My professor said that, assuming independence, likelihood functions are basically crafted from the product of the individual probability density functions for each observation in a sample.
Thus, for example, if we are talking about the exponential distribution, then the likelihood function will look something like \begin{align} L(\theta; x_1, \dots, x_n) & = \prod^n_{i = 1} f_X(x_i; \theta)\\ & = \prod^n_{i = 1} \frac 1 {\theta} e^{-\frac {x_i} {\theta}}. \end{align}
If I follow this logic, then why is it, for a binomial distribution, the likelihood function is not \begin{align} L(p; x_1, \dots, x_n) & = \prod^n_{i = 1} f_X(x_i; p)\\ & = \prod^n_{i = 1} \binom n {x_i} p^{x_i} (1 - p)^{n - x_i} \end{align} but rather $$L(p; x_1, \dots, x_n) = \binom n x p^x (1 - p)^{n - x}?$$ Is the latter not simply the probability mass function of the binomial distribution? Why do we not need to take the product in this case? What am I missing here?
I am still finding the concept a little confusing, so any help will be greatly appreciated :)
This equation $$L(p; x_1, \dots, x_n) = \binom n x p^x (1 - p)^{n - x} \tag{1a}$$ that you wrote does not make sense. The LHS contains the observed data $(x_1, \ldots, x_n)$, but on the RHS, you have just $x$, which you do not define.
Moreover, in both of your equations, the $n$ on the LHS pertains to the sample size (the number of observations), whereas on the RHS, $n$ corresponds to the number of trials in the binomial distribution.
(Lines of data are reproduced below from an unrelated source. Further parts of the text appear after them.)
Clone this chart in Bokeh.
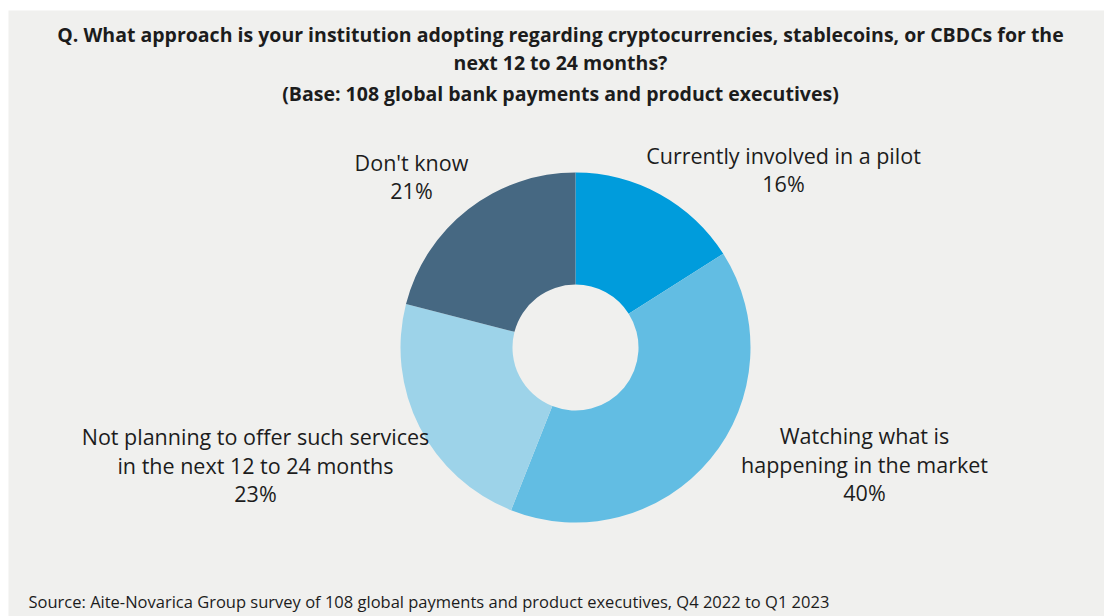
import math
from bokeh.plotting import figure
from bokeh.models import Range1d, ColumnDataSource
from bokeh.core.properties import value
from bokeh.embed import file_html
from bokeh.resources import INLINE

# ---- data ----
categories = ["Currently involved in a pilot",
              "Watching what is happening in the market",
              "Not planning to offer such services in the next 12 to 24 months",
              "Don't know"]
label_lines = [["Currently involved in a pilot"],
               ["Watching what is", "happening in the market"],
               ["Not planning to offer such services", "in the next 12 to 24 months"],
               ["Don't know"]]
shares = [16, 40, 23, 21]
colors = ["#009CDC", "#62BDE3", "#9DD3E9", "#466882"]

title_lines = ["Q. What approach is your institution adopting regarding cryptocurrencies, stablecoins, or CBDCs for the",
               "next 12 to 24 months?",
               "(Base: 108 global bank payments and product executives)"]
source_note = "Source: Aite-Novarica Group survey of 108 global payments and product executives, Q4 2022 to Q1 2023"

# ---- layout (pixel coordinates; y is negated pixel row) ----
W, H = 1104, 616
cx, cy = 575, 347
R_OUT, R_IN = 175, 63
label_pos = [(783, 183), (864, 492), (255, 493), (411, 190)]
LINE_H = 28.5
BG = "#F0F0EE"
TXT = "#1C1C1C"
FONT = "Open Sans"

p = figure(width=W, height=H, output_backend="svg", toolbar_location=None,
           x_range=Range1d(8, W), y_range=Range1d(-H, -10),
           min_border_left=8, min_border_top=10, min_border_right=0, min_border_bottom=0,
           background_fill_color=BG, border_fill_color="white")
p.axis.visible = False
p.grid.visible = False
p.outline_line_color = None

total = sum(shares)
starts, ends = [], []
cum = 0.0
for s in shares:
    a0 = math.pi / 2 - 2 * math.pi * (cum + s) / total
    a1 = math.pi / 2 - 2 * math.pi * cum / total
    starts.append(a0)
    ends.append(a1)
    cum += s

src = ColumnDataSource(dict(x=[cx] * len(shares), y=[-cy] * len(shares),
                            start=starts, end=ends, color=colors, cat=categories))
p.annular_wedge(x="x", y="y", inner_radius=R_IN, outer_radius=R_OUT,
                inner_radius_units="screen", outer_radius_units="screen",
                start_angle="start", end_angle="end", direction="anticlock",
                fill_color="color", line_color=None, source=src)

# slice labels
lx, ly, lt = [], [], []
for lines, s, (px, py) in zip(label_lines, shares, label_pos):
    all_lines = lines + [f"{s}%"]
    n = len(all_lines)
    for i, t in enumerate(all_lines):
        lx.append(px)
        ly.append(-(py - (n - 1 - i) * LINE_H))
        lt.append(t)
p.text(x=lx, y=ly, text=lt, text_align="center", text_baseline="middle",
       text_font=value(FONT), text_font_size="21.5px", text_color=TXT)

# title
title_y = [34, 62, 93]
p.text(x=[560] * 3, y=[-v for v in title_y], text=title_lines, text_align="center",
       text_baseline="middle", text_font=value(FONT), text_font_style="bold",
       text_font_size="19.5px", text_color=TXT)

# source note
p.text(x=[28], y=[-601], text=[source_note], text_align="left", text_baseline="middle",
       text_font=value(FONT), text_font_size="16.5px", text_color=TXT)

open("out.html", "w").write(file_html(p, INLINE))
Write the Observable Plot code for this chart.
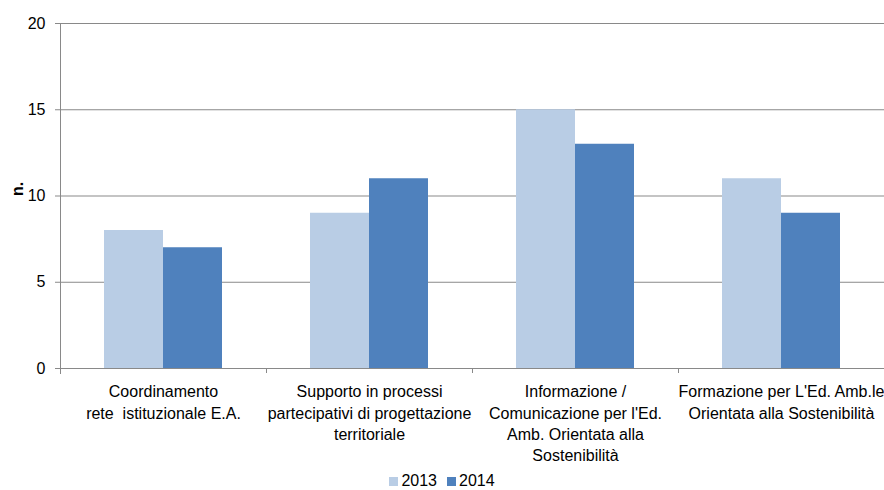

So $$\begin{align} L(p; x_1, \dots, x_n) & = \prod^n_{i = 1} f_X(x_i; p)\\ & = \prod^n_{i = 1} \binom n {x_i} p^{x_i} (1 - p)^{n - x_i} \end{align} \tag{1b}$$ is also incorrect, unless you mean that the number of trials in your binomial distribution always equals your sample size for the likelihood.
That said, if $x_1, \ldots, x_n$ are independent and identically distributed observations from a Bernoulli distribution with $\Pr[X_i = 1] = p$, then the sum $$X = \sum_{i=1}^n X_i$$ is binomial with parameters $n$ and $p$, and the likelihood of $p$ is $$\mathcal L(p; x_1, \ldots, x_n) \propto \prod_{i=1}^n p^{x_i} (1-p)^{1 - x_i} = p^x (1-p)^{n-x}. \tag{2}$$ Note the binomial coefficient $\binom{n}{x}$ is not necessary because it is a constant with respect to $p$.
In the general case, if $x_1, \ldots, x_n$ are binomial with parameters $m$ and $p$ (note the use of $m$ because $n$ is being used to describe the number of binomial observations), then the joint likelihood of $p$ is $$\mathcal L(m, p; x_1, \ldots, x_n) = \prod_{i=1}^n \binom{m}{x_i} p^{x_i} (1-p)^{m - x_i} = \left(\prod_{i=1}^n \binom{m}{x_i}\right) p^{n \bar x} (1-p)^{n(m - \bar x)},\tag{3}$$ where $$\bar x = \frac{1}{n} \sum_{i=1}^n x_i. \tag{4}$$ If $m$ is fixed and known, then the likelihood of $p$ can ignore the product of binomial coefficients and we can write it as $$\mathcal L(p; m, x_1, \ldots, x_n) = p^{n \bar x} (1 - p)^{n(m-\bar x)}. \tag{5}$$ Then when $m = 1$, we recover $(2)$ from $(5)$.